The video, which concluded with DeSantis’s head at the center of the Black Sun emblazoned on the Florida flag, was first noticed by Republican strategist Luke Thompson on Sunday. Thompson wondered if it had been made in-house by the DeSantis team. Hochman had drawn attention to himself by retweeting it. (Hochman then removed his retweet.)
Soon after, Semafor reported Hochman’s firing and Axios confirmed he made the video. The New York Times also reported that a different homophobic DeSantis video questioning Trump’s commitment to ending LGBTQ+ rights was also made by a DeSantis staffer.
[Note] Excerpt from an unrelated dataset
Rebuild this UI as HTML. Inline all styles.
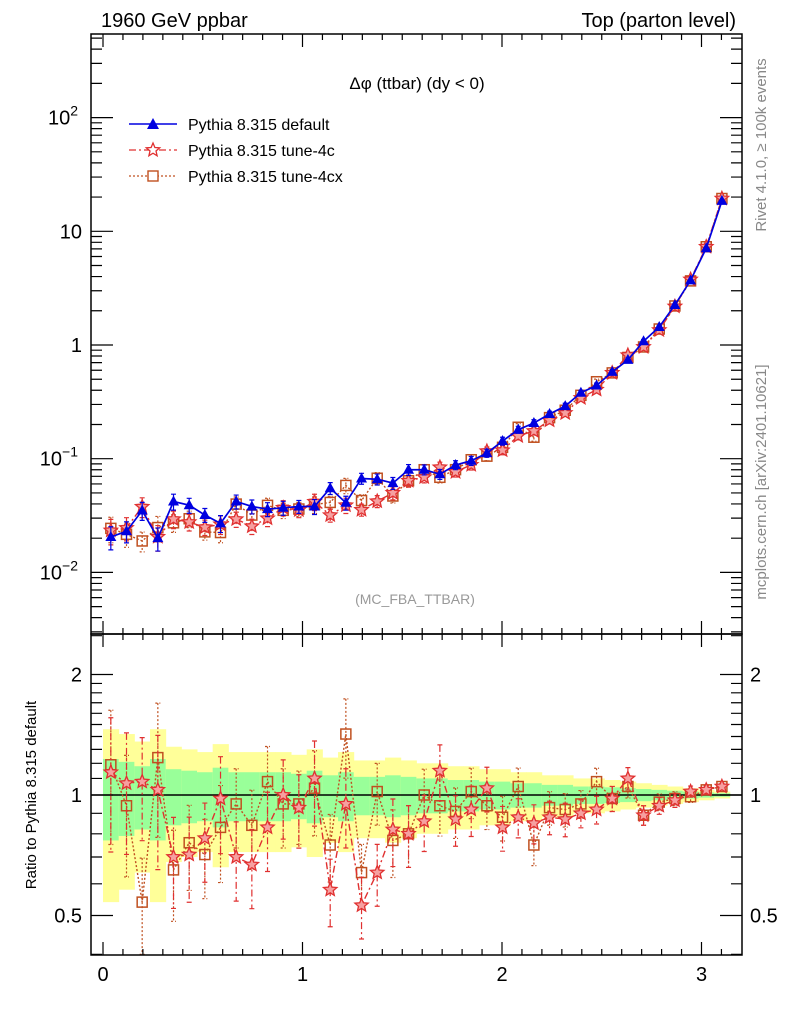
<!DOCTYPE html>
<html><head><meta charset="utf-8"><style>
html,body{margin:0;padding:0;background:#fff}
svg{display:block;font-family:"Liberation Sans",sans-serif}
</style></head><body>
<svg id="chart" width="786" height="1024" viewBox="0 0 786 1024" xmlns="http://www.w3.org/2000/svg">
<g id="bands"></g>
<g id="marks"></g>
<g id="axes"></g>
<text x="101" y="27" font-size="20">1960 GeV ppbar</text>
<text x="736" y="27" font-size="20" text-anchor="end">Top (parton level)</text>
<text x="417" y="89" font-size="17" text-anchor="middle">Δφ (ttbar) (dy &lt; 0)</text>
<text x="415" y="604" font-size="14" fill="#999" text-anchor="middle">(MC_FBA_TTBAR)</text>
<text transform="translate(766,145) rotate(-90)" font-size="15" fill="#888" text-anchor="middle">Rivet 4.1.0, ≥ 100k events</text>
<text transform="translate(766,482) rotate(-90)" font-size="15" fill="#888" text-anchor="middle">mcplots.cern.ch [arXiv:2401.10621]</text>
<text transform="translate(36,795) rotate(-90)" font-size="15" text-anchor="middle">Ratio to Pythia 8.315 default</text>
<g>
 <g>
  <line x1="129" y1="124" x2="177" y2="124" stroke="#0000e0" stroke-width="1.6"/>
  <path d="M153,118 L159,129 L147,129 Z" fill="#0000e0"/>
  <text x="188" y="130" font-size="16">Pythia 8.315 default</text>
 </g>
 <g>
  <line x1="129" y1="150" x2="177" y2="150" stroke="#e03030" stroke-width="1.3" stroke-dasharray="7,3,2,3"/>
  <path id="legstar" fill="#fff" stroke="#e03030" stroke-width="1.3"/>
  <text x="188" y="156" font-size="16">Pythia 8.315 tune-4c</text>
 </g>
 <g>
  <line x1="129" y1="176" x2="177" y2="176" stroke="#c05020" stroke-width="1.3" stroke-dasharray="2,2"/>
  <rect x="148" y="171" width="10" height="10" fill="#fff" stroke="#c05020" stroke-width="1.4"/>
  <text x="188" y="182" font-size="16">Pythia 8.315 tune-4cx</text>
 </g>
</g>
</svg>
<script>
const categories = Array.from({length:40},(_,i)=>i); // bin index, width pi/40
const defaultVals = [0.0205,0.023,0.035,0.020,0.042,0.039,0.032,0.027,0.042,0.038,0.036,0.037,0.038,0.038,0.055,0.041,0.067,0.066,0.061,0.080,0.080,0.073,0.088,0.096,0.112,0.143,0.18,0.206,0.247,0.29,0.38,0.44,0.58,0.74,1.08,1.44,2.25,3.7,7.1,18.5];
const ratio4c = [1.14,1.07,1.08,1.03,0.70,0.71,0.78,0.98,0.70,0.67,0.83,1.0,0.93,1.10,0.58,0.95,0.53,0.64,0.82,0.80,0.86,1.15,0.87,0.92,1.04,0.83,0.88,0.85,0.88,0.87,0.90,0.92,0.98,1.10,0.89,0.94,0.97,1.02,1.03,1.05];
const ratio4cx = [1.19,0.94,0.54,1.24,0.65,0.76,0.71,0.83,0.95,0.84,1.08,0.95,0.95,1.04,0.75,1.42,0.64,1.02,0.77,0.80,1.0,0.94,0.91,1.02,0.94,0.88,1.05,0.75,0.93,0.92,0.95,1.08,0.98,1.05,0.89,0.96,0.98,0.99,1.03,1.05];
const relErr = [0.23,0.21,0.18,0.23,0.16,0.15,0.14,0.17,0.14,0.14,0.14,0.14,0.13,0.15,0.12,0.14,0.11,0.11,0.12,0.11,0.10,0.10,0.09,0.09,0.08,0.08,0.07,0.07,0.06,0.06,0.05,0.05,0.045,0.04,0.035,0.03,0.025,0.02,0.015,0.01];
const xTicks = [0,1,2,3];
const mainTicks = [{v:0.01,l:"10",e:"−2"},{v:0.1,l:"10",e:"−1"},{v:1,l:"1"},{v:10,l:"10"},{v:100,l:"10",e:"2"}];
const ratioTicks = [0.5,1,2];

const NS="http://www.w3.org/2000/svg";
const L=91,R=742,T=34,MB=634,RB=955;
const X=v=>103+199.5*v;
const YM=v=>345-113.7*Math.log10(v);
const YR=v=>795-120.5*Math.log2(v);
const W=Math.PI/40;
const cx=i=>X((i+0.5)*W);
function el(tag,attrs,parent){const e=document.createElementNS(NS,tag);for(const k in attrs)e.setAttribute(k,attrs[k]);parent.appendChild(e);return e;}
function starPath(x,y,r){let d="";for(let k=0;k<10;k++){const a=-Math.PI/2+k*Math.PI/5;const rr=k%2?r*0.45:r;d+=(k?"L":"M")+(x+rr*Math.cos(a)).toFixed(1)+","+(y+rr*Math.sin(a)).toFixed(1);}return d+"Z";}
document.getElementById('legstar').setAttribute('d',starPath(153,150,7));

const bands=document.getElementById('bands');
const marks=document.getElementById('marks');
const axes=document.getElementById('axes');

categories.forEach(i=>{
  const x0=X(i*W),x1=X((i+1)*W),e=relErr[i];
  const y=el('rect',{x:x0,y:YR(1+2*e),width:x1-x0+0.5,height:YR(Math.max(1-2*e,0.41))-YR(1+2*e),fill:"#ffff99"},bands);
  
  
  const g=el('rect',{x:x0,y:YR(1+e),width:x1-x0+0.5,height:YR(1-e)-YR(1+e),fill:"#99ff99"},bands);
  
  
});
const one=el('line',{x1:L,x2:R,y1:YR(1),y2:YR(1),stroke:"#000","stroke-width":1.5},bands);



function series(vals,errs,yf,color,dash,marker,name,lo,hi){
  const g=el('g',{},marks);
  
  
  const pts=vals.map((v,i)=>[cx(i),yf(Math.min(Math.max(v,lo),hi))]);
  const pl=el('polyline',{points:pts.map(p=>p.join(",")).join(" "),fill:"none",stroke:color,"stroke-width":marker==="tri"?1.7:1.4,"stroke-dasharray":dash},g);
  
  
  vals.forEach((v,i)=>{
    const e=errs[i];const x=cx(i);
    const y1=yf(Math.min(v*(1+e),hi)),y2=yf(Math.max(v*(1-e),lo));
    const eb=el('path',{d:`M${x},${y1}V${y2}M${x-2.5},${y1}h5M${x-2.5},${y2}h5`,stroke:color,"stroke-width":1.2,fill:"none","stroke-dasharray":dash},g);
    
    
    const y=yf(Math.min(Math.max(v,lo),hi));let m;
    if(marker==="tri")m=el('path',{d:`M${x},${y-6}L${x+5.5},${y+4}L${x-5.5},${y+4}Z`,fill:color},g);
    else if(marker==="star")m=el('path',{d:starPath(x,y,7),fill:"#f6a0a0",stroke:color,"stroke-width":1.3},g);
    else m=el('rect',{x:x-5,y:y-5,width:10,height:10,fill:"none",stroke:color,"stroke-width":1.5},g);
    
    
  });
}
const v4c=defaultVals.map((v,i)=>v*ratio4c[i]);
const v4cx=defaultVals.map((v,i)=>v*ratio4cx[i]);
const eM=relErr.map(e=>e*1.1);
const eR=relErr.map(e=>e*1.6);
series(v4cx,eM,YM,"#c05020","2,2","sq","main-tune-4cx",0.003,500);
series(v4c,eM,YM,"#e03030","7,3,2,3","star","main-tune-4c",0.003,500);
series(defaultVals,relErr,YM,"#0000e0","","tri","main-default",0.003,500);
series(ratio4cx,eR,YR,"#c05020","2,2","sq","ratio-tune-4cx",0.4,2.5);
series(ratio4c,eR,YR,"#e03030","7,3,2,3","star","ratio-tune-4c",0.4,2.5);

[[T,MB],[MB,RB]].forEach((p,k)=>{
  const f=el('rect',{x:L,y:p[0],width:R-L,height:p[1]-p[0],fill:"none",stroke:"#000","stroke-width":1.5},axes);
  
  
});
let td="";
for(let t=0;t<=3.2;t+=0.1){const x=X(t);if(x<L||x>R)continue;const maj=Math.abs(t-Math.round(t))<1e-6;const len=maj?13:6;
  td+=`M${x},${T}v${len}M${x},${MB}v${-len}M${x},${MB}v${len}M${x},${RB}v${-len}`;}
for(let d=-3;d<=2;d++)for(let m=1;m<10;m++){const v=m*Math.pow(10,d);const y=YM(v);if(y<T||y>MB)continue;const len=m===1?22:11;td+=`M${L},${y}h${len}M${R},${y}h${-len}`;}
[0.4,0.5,0.6,0.7,0.8,0.9,1,1.1,1.2,1.3,1.4,1.5,1.6,1.7,1.8,1.9,2,2.5].forEach(v=>{const y=YR(v);if(y<MB||y>RB)return;const maj=ratioTicks.includes(v);const len=maj?22:11;td+=`M${L},${y}h${len}M${R},${y}h${-len}`;});
const tk=el('path',{d:td,stroke:"#000","stroke-width":1.2,fill:"none"},axes);


xTicks.forEach(t=>{const tx=el('text',{x:X(t),y:981,"font-size":20,"text-anchor":"middle"},axes);tx.textContent=t;
  
  });
mainTicks.forEach(t=>{const tx=el('text',{x:t.e?78:82,y:YM(t.v)+7,"font-size":20,"text-anchor":"end"},axes);
  tx.textContent=t.l;
  if(t.e){const s=el('tspan',{dy:-9,"font-size":14},tx);s.textContent=t.e;}
  
  });
ratioTicks.forEach(v=>{[82,750].forEach((x,k)=>{const tx=el('text',{x:x,y:YR(v)+7,"font-size":20,"text-anchor":k?"start":"end"},axes);tx.textContent=v;
  
  });});
</script>
</body></html>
It’s not clear if it was Hochman, who did not respond to a request for a comment.
Both videos are deeply regressive and clearly made to appeal to younger, “more based” portions of the internet. The Black Sun video from Sunday that got Hochman fired features years-old references to Terrorwave and Wojacks, a popular meme that rose to prominence on 4chan.
The Daily Beast noted that the account, @DeSantisCams, has posted other videos featuring DeSantis clips cut to videos of Nazis and Benito Mussolini. According to the publication, Hochman had retweeted the account six other times.
Funnily enough, the video didn’t even land well with its intended audience. One 4chan poster called it a “cringy meme video.” Other posters replied in a similar fashion: “Desperation white supremacist astroturfing”; “pathetic that it was made by the campaign itself, laundered to 3rd party accounts to make it seem organic, then deleted anyway.”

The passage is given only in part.